Cet accident nous rappelle que, dès lors qu'il est appelé, le sapeur-pompier est exposé à de multiples risques, du départ en intervention, au retour au centre d'incendie et de secours.
Je ne peux cependant me contenter de ce constat. Dès que j'ai appris ce tragique accident, j'ai demandé au directeur de la défense et de la sécurité civiles de prescrire une enquête technique afin d'en examiner les circonstances. Je veux, indépendamment des enquêtes judiciaires, souvent trop longues – et je sais combien souffrent les familles dans l'attente de conclusions qui ne viennent pas -  je veux donc savoir ce qui s'est passé, pouvoir le dire aux proches, en tirer des conclusions pour éviter que de tels drames ne se reproduisent.

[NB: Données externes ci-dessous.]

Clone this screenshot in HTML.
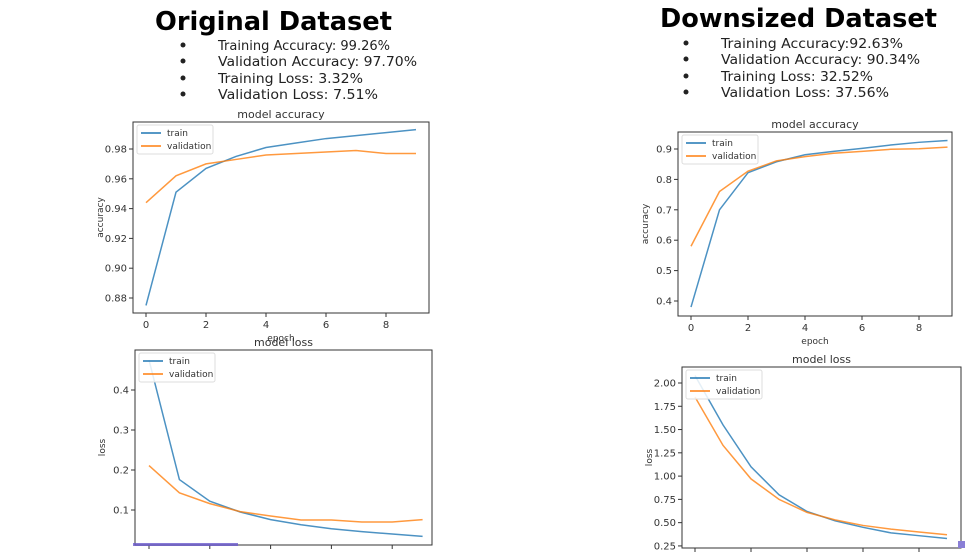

Les sapeurs-pompiers volontaires participent à de nombreuses interventions et apportent chaque année une large contribution par leur action à la lutte contre les feux de forêts, notamment ici, dans les départements méditerranéens.

Sans cette forte participation des sapeurs-pompiers volontaires, les dégâts provoqués par les feux de forêts seraient considérables et désastreux. Je voudrais également associer dans cet hommage les sapeurs-pompiers professionnels et les sapeurs-sauveteurs militaires qui constituent toute l'ossature terrestre du dispositif de lutte contre les feux de forêts. Sans oublier les équipages des moyens aériens qui apportent leur précieux concours. Permettez-moi d'avoir une pensée pour les pilotes d'avions et d'hélicoptères de la sécurité civile qui payent eux aussi un tribut trop lourd dans l'accomplissement de leurs missions.

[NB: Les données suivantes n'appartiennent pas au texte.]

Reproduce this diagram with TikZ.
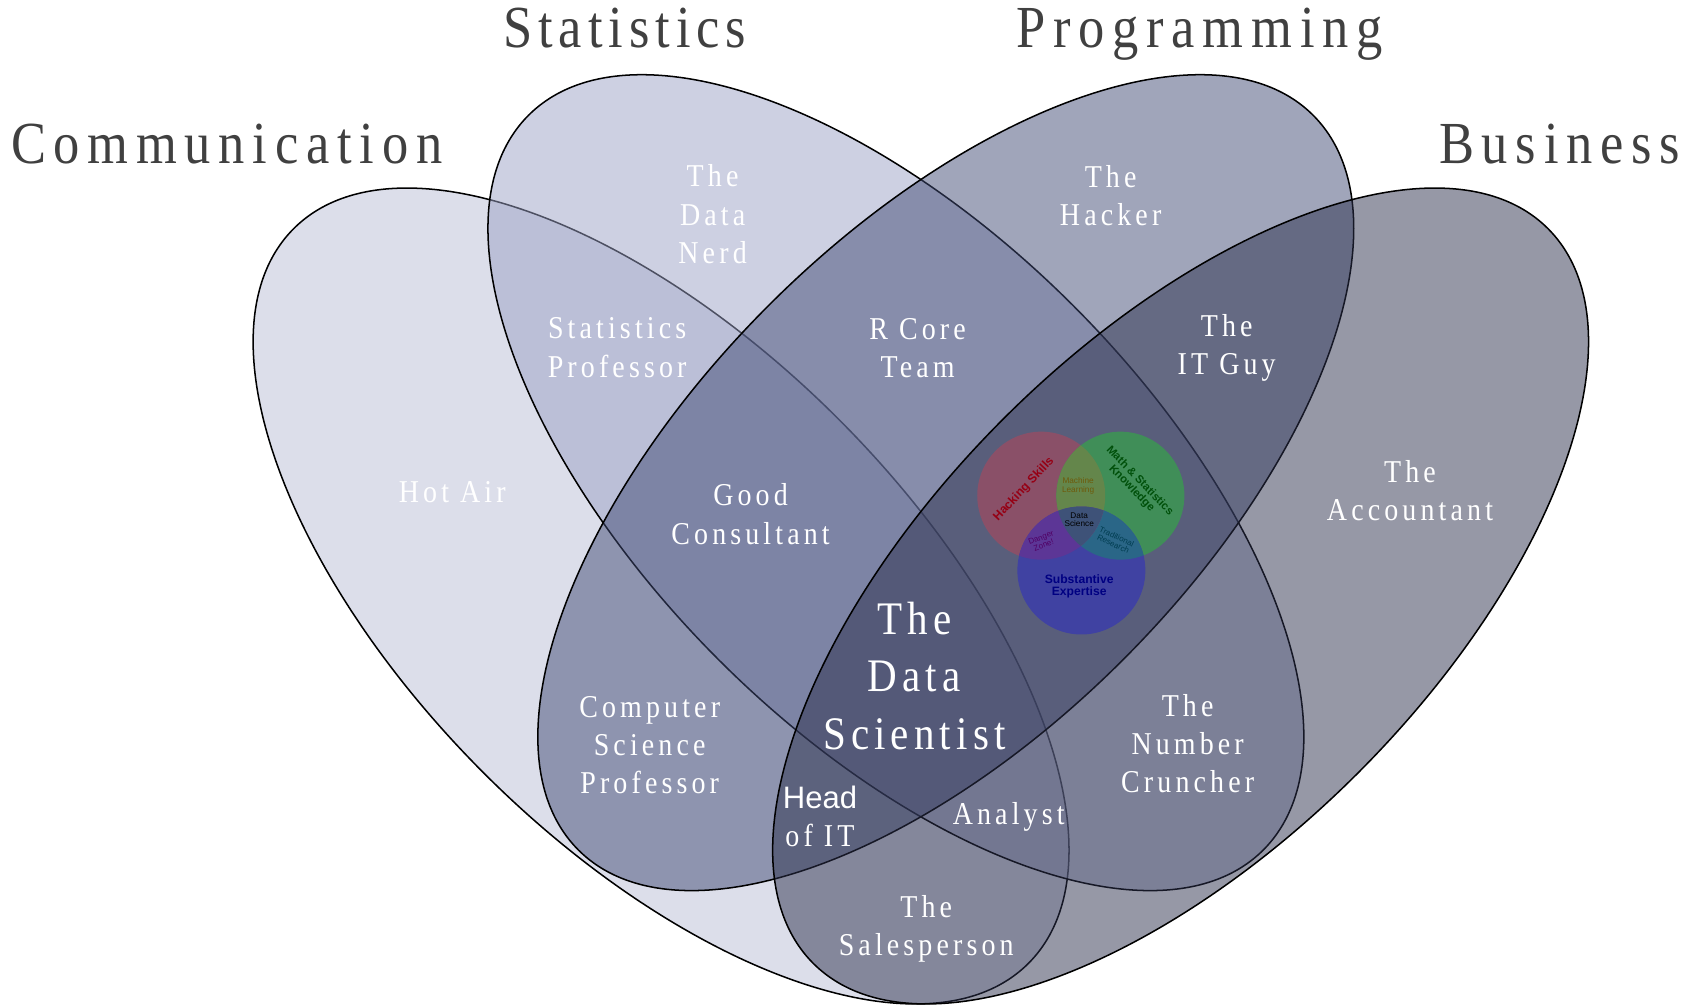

C'est cela, le vrai courage, celui des sapeurs-pompiers civils et militaires, des policiers, des gendarmes et que je salue si souvent, trop souvent à l'occasion de cérémonies comme celle-ci et devant lequel je m'incline aujourd'hui, au nom de tous les Français.
Je tiens à souligner l'engagement sans faille, le professionnalisme et le  courage dont fait preuve l'ensemble des acteurs de la sécurité civile tout au long de cette période de  lutte contre les feux de forêts. Je sais qu'ils le font avec passion.
Cette passion qui animait l'adjudant GILLET, le sergent ABAD et le sapeur de 1ère classe VELLA, lorsqu'ils sont partis ce mardi 15 août pour une mission, comme ils en avaient accompli tant d'autres et pour laquelle ils n'auraient laissé leur place à personne.
Le sacrifice qu'ils ont fait de leur vie, au service des autres, nous touche au plus profond de nous même. Mais ce doit être aussi un sujet de fierté, un exemple pour vous Alice, Martin, Lisa, Laura et Julia. C'est dur, c'est très dur de perdre son papa, et c'est pour ça que nous sommes tous ici, c'est pour ça qu'il nous faut vous soutenir, vous entourer. Votre papa, votre mari, Madame GILLET,  Madame ABAD, votre fils Madame VELLA, nous ne les oublierons pas car nous n'en avons pas le droit.
Je m'incline respectueusement devant votre douleur et celle de tous vos proches et amis et je vous assure des sentiments d'estime et d'affection que je vous porte, comme de la peine que je ressens personnellement.